A vida é um contínuo de positividades e negatividades ou simplesmente uma soma de pequenos “frames” que um dia formarão o filme?
Não tenho resposta para esta questão. Sei sim que existem “frames” reais e outros que geram apenas a ténue ilusão de que se está a viver uma falsa realidade. Uma experimentação dos sentidos, uma vivência provisória que de modo algum nos projecta para a dimensão correcta.
Um estupefaciente que nos torna dependentes da ilusão de um fugaz momento de felicidade, como se a vida começasse ali e tivesse continuidade.
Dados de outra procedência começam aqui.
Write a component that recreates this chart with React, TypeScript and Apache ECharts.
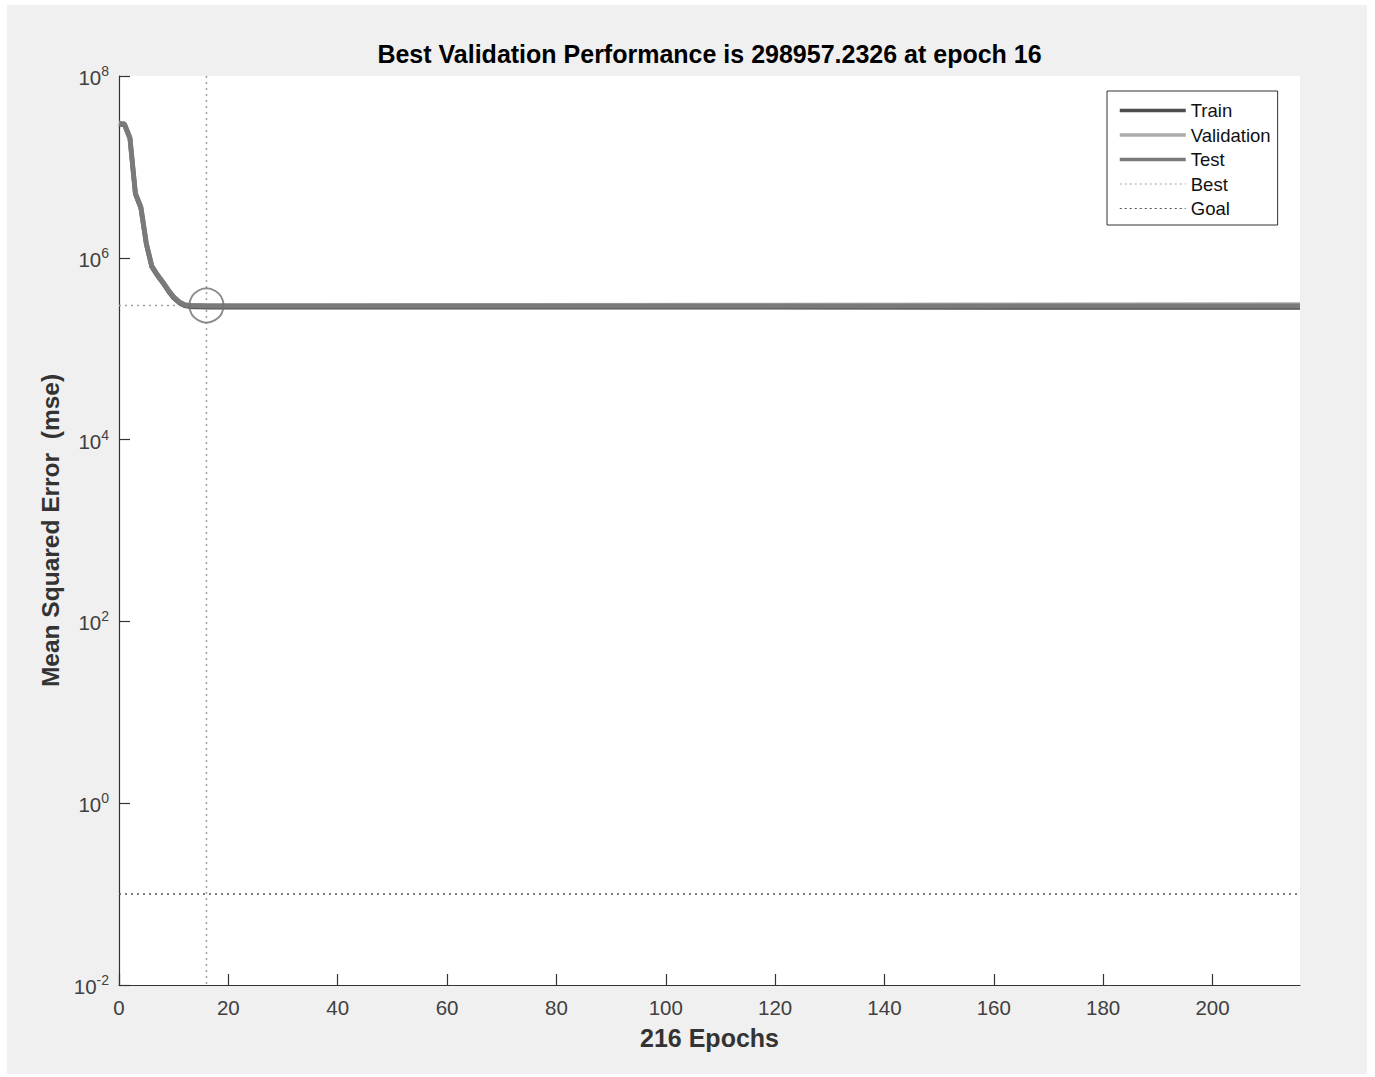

Mas não.
Como qualquer output de um alucinatório, a realidade sobrepor-se-á inevitavelmente.
Experimentemos levar alguém que nada tem – amor, bens, capacidade financeira – a jantar uma refeição com que sempre sonhou, a ver um filme no cinema onde tem por hábito ganhar umas moedas de caridade, a dormir na cama limpa e fofa de um apartamento ou hotel e prolonguem-lhe essa vivência por dez dias. Após o quarto dia, a sua paupérrima realidade deixa de fazer sentido e no seu lugar começa a formar-se um nicho mental e a noção de que a sua vida não fazia sentido. Esta é aquela com que sempre sonhou e, porque não, aquela a que sempre teve direito. Se quisermos, adicionemos-lhe a oferta de um trabalho medianamente remunerado, ao qual ele se dedica sem restrições ao fim do terceiro dia. Para trás ficou uma mesquinhez e turbulência que já não entende muito bem como era, como foi possível chegar àquele estado de coisas, àquela vida sem sentido.
Ao décimo dia retiremos-lhe tudo e ofereçamos-lhe nada mais que o que tinha dez dias antes, com a promessa de que um dia a experiência que viveu, será a sua verdadeira vida.
Suicídio? Revolta? Vontade de dar um tiro nos autores da experiência? Frustração?
Sim. De tudo um pouco. Mas frustração, tristeza e descrença serão as sensações mais adequadas como consequência de uma experiência tão atroz.
Um pequeno frame numa vida sem sentido.